What Corbett Kalama remembers is the $1.1 million Friends of Hawaii Charities distributed to 140 local charities last month.
“We told that community that their lives have value,” Kalama, the FOHC president, says simply.
That substantial act of charitable giving is not simple. It involves thousands of volunteers, sponsors, fans and players, and immense organization.
It all paints a vivid image of what Kalama has been calling “golf’s soul and value” since he came to last year’s Hawaii Golf Industry Conference.
“That day, I thought ‘This is it, this is real.’ Golf is far beyond chasing those little white golf balls,” Kalama recalls. “It’s not just Sony, it’s the seniors and the LPGA that come here, and all these people. People should look at golfers a different way. They are contributors to Hawaii.”
His early image of golf was based on growing up across from Buzz’s Lanikai and paddling to Mid-Pacific Country Club so he could dive in and recover many lost golf balls. He sold those for a nickel to Buzz Schneider, who sold them to MPCC.
Kalama retired as an executive vice president after 31 years at First Hawaiian Bank and is still a director for its foundation. Five years ago he took a position as vice president of real estate investments and community affairs with the Harry and Jeanette Weinberg Foundation, Inc.
He is also a Kamehameha Schools trustee and director of the Harold K.L. Castle Foundation. He has held many other positions as well, including canoe coach.
FOHC was formed in 1999, in part, to help Hawaii keep the PGA Tour event Waialae has hosted since 1965. It works in partnership with Sony to allow the tournament to be structured like most tour events — as a non-profit organization that donates all net proceeds to charity.
The PGA’s six tours donated a record $180 million to charitable causes last year and claimed an “all-time total” of $2.65 billion in January.
FOHC and Sony have donated about $18 million, with a huge assist from the Weinberg Foundation, which became the Sony Open’s charity partner in 2000 and has been matching funds since.
Kalama helped develop that partnership.

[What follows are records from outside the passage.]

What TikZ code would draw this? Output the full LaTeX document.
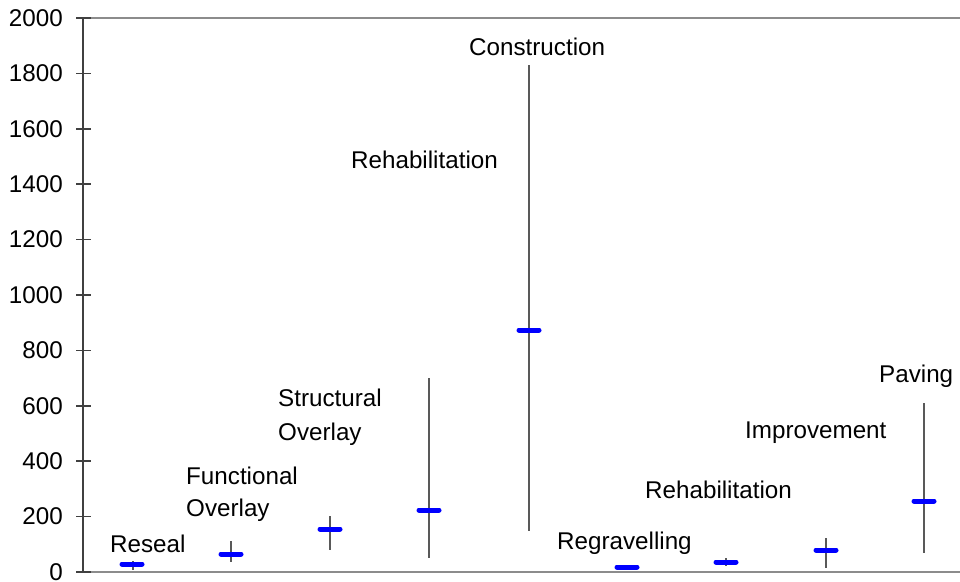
\documentclass[tikz,border=0pt]{standalone}
\usepackage{fontspec}
\setmainfont{Liberation Sans}
\begin{document}
\begin{tikzpicture}[x=1pt,y=-1pt,
  lbl/.style={anchor=base west,inner sep=0pt,font=\fontsize{24.2}{28}\selectfont},
  ticklbl/.style={anchor=east,inner sep=0pt,font=\fontsize{24.2}{28}\selectfont},
  axisline/.style={line width=1.5pt,draw=black!75},
  frameline/.style={line width=1.6pt,draw=black!45},
  whisker/.style={line width=1.4pt,draw=black!65},
  meanbar/.style={line width=5pt,draw=blue,line cap=round}]
\useasboundingbox (0,0) rectangle (960,581);
% frame lines
\draw[frameline] (76,18) -- (960,18);
\draw[frameline] (76,572) -- (960,572);
\draw[axisline] (83,18) -- (83,572);
% ticks and labels
\foreach \v in {0,200,...,2000}{
  \pgfmathsetmacro{\yy}{572-\v*0.277}
  \draw[axisline] (76,\yy) -- (91,\yy);
  \node[ticklbl] at (63,\yy) {\v};
}
% whiskers
\draw[whisker] (133,561) -- (133,570);
\draw[whisker] (231,541) -- (231,562);
\draw[whisker] (330,516) -- (330,550);
\draw[whisker] (429,378) -- (429,558);
\draw[whisker] (529,65) -- (529,531);
\draw[whisker] (726,558) -- (726,566);
\draw[whisker] (826,538) -- (826,568);
\draw[whisker] (924,403) -- (924,553);
% mean bars
\foreach \x/\y in {132/564,231/554,330/529,429/510,529/330,627/567,726/562,826/550,924/501}{
  \draw[meanbar] (\x-10,\y) -- (\x+10,\y);
}
% labels
\node[lbl] at (110,552) {Reseal};
\node[lbl] at (186,484.5) {Functional};
\node[lbl] at (186,516.5) {Overlay};
\node[lbl] at (278,406.5) {Structural};
\node[lbl] at (278,440) {Overlay};
\node[lbl] at (351,168) {Rehabilitation};
\node[lbl] at (469,55.5) {Construction};
\node[lbl] at (557,549.5) {Regravelling};
\node[lbl] at (645,498.5) {Rehabilitation};
\node[lbl] at (745,438.5) {Improvement};
\node[lbl] at (879,382.5) {Paving};
\end{tikzpicture}
\end{document}
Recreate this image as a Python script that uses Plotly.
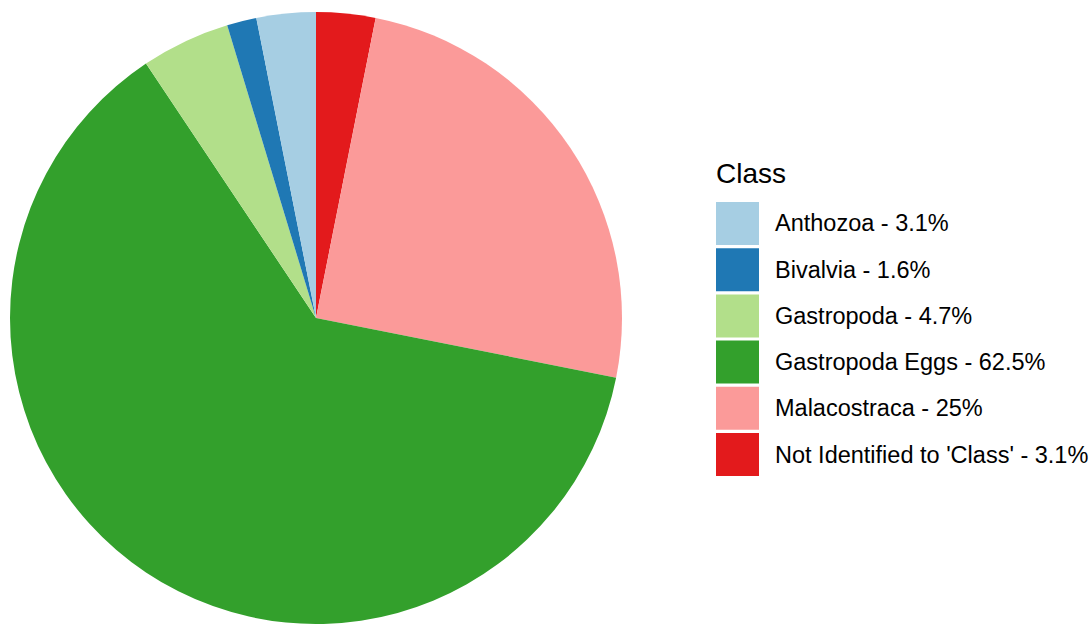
import plotly.graph_objects as go

# Counts per class (share of 64 observations)
classes = ["Anthozoa", "Bivalvia", "Gastropoda", "Gastropoda Eggs",
           "Malacostraca", "Not Identified to 'Class'"]
counts = [2, 1, 3, 40, 16, 2]
colors = ["#A6CEE3", "#1F78B4", "#B2DF8A", "#33A02C", "#FB9A99", "#E31A1C"]

W, H = 1089, 624
total = sum(counts)
labels = [f"{c} - {round(n / total * 100, 1):g}%" for c, n in zip(classes, counts)]

# Slices run clockwise from 12 o'clock in reverse class order,
# so the first class sits just left of the top.
fig = go.Figure(go.Pie(
    labels=labels[::-1],
    values=counts[::-1],
    marker=dict(colors=colors[::-1], line=dict(width=0)),
    sort=False,
    direction="clockwise",
    rotation=0,
    textinfo="none",
    hoverinfo="label+value",
    showlegend=False,
    domain=dict(x=[10 / W, 622 / W], y=[0, (H - 12) / H]),
))

# Legend drawn as square keys with labels
font = "Liberation Sans, Arial, sans-serif"
key_x0, key_x1 = 716, 759
key_top, key_h, key_step = 202, 43, 46.2
shapes, annotations = [], []
annotations.append(dict(
    x=(key_x0 - 2) / W, y=1 - 173 / H, xref="paper", yref="paper",
    xanchor="left", yanchor="middle", text="Class", showarrow=False,
    font=dict(family=font, size=28, color="#000000"),
))
for i, (lab, col) in enumerate(zip(labels, colors)):
    y0 = key_top + i * key_step
    shapes.append(dict(
        type="rect", xref="paper", yref="paper",
        x0=key_x0 / W, x1=key_x1 / W, y0=1 - y0 / H, y1=1 - (y0 + key_h) / H,
        fillcolor=col, line=dict(width=0),
    ))
    annotations.append(dict(
        x=773 / W, y=1 - (y0 + key_h / 2) / H, xref="paper", yref="paper",
        xanchor="left", yanchor="middle", text=lab, showarrow=False,
        font=dict(family=font, size=23.5, color="#000000"),
    ))

fig.update_layout(
    width=W, height=H,
    margin=dict(l=0, r=0, t=0, b=0),
    paper_bgcolor="white", plot_bgcolor="white",
    shapes=shapes, annotations=annotations,
)

fig.write_html("out.html")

He became an FOHC board member to ensure an equitable money distribution structure was in place, along with a screening process to help organizations “stay on track with their own mission” and make the grant-writing process consistent.
“It was a good opportunity to expand the work I was doing,” Kalama says. “It has grown tremendously. It is an opportunity for us to give a voice to part of the community that sometimes doesn’t have a voice. And to tell them that people are listening, too. It’s a constant reminder of how blessed we all are.”
This year, Sony’s $1.1 million went to 140 charity grant recipients that are “community-based, non-profit organizations which operate programs for Hawaii’s children, women, elderly and its impoverished.” Since golf inspires the grants, there is also help for aspiring golfers. Grants run from about $1,500 to $25,000.
Recipients include groups as varied as Aloha Harvest, Big Brothers Big Sisters, Hawaii Bishop Museum, Caring for Hawaii Neonates, Frank De Lima’s Student Enrichment Program Inc., Friends of Waialua Robotics, MADD Hawaii and Surfrider Spirit Session.
The PGA Tour and Sony extended their partnership through 2022 in January. The next Sony Open is Jan. 10-13 and the four-year commitment includes a new annual charity distribution goal of $1.2 million.
Nothing about that will be simple, again. But Kalama has no doubt it will happen. He has come a long way from thinking of golfers only as folks who can afford to hit golf balls into the water.
“I viewed golf as a sport for the affluent,” Kalama says, “but I didn’t see they were also able to pull people together and get them involved in community activities.
“Never judge a book by its cover. People who golf are sitting on boards and funding internships. The golfing community is not acknowledged and I saw that at a young age. People involved in golf are in leadership positions in our community and they have embraced responsibility.”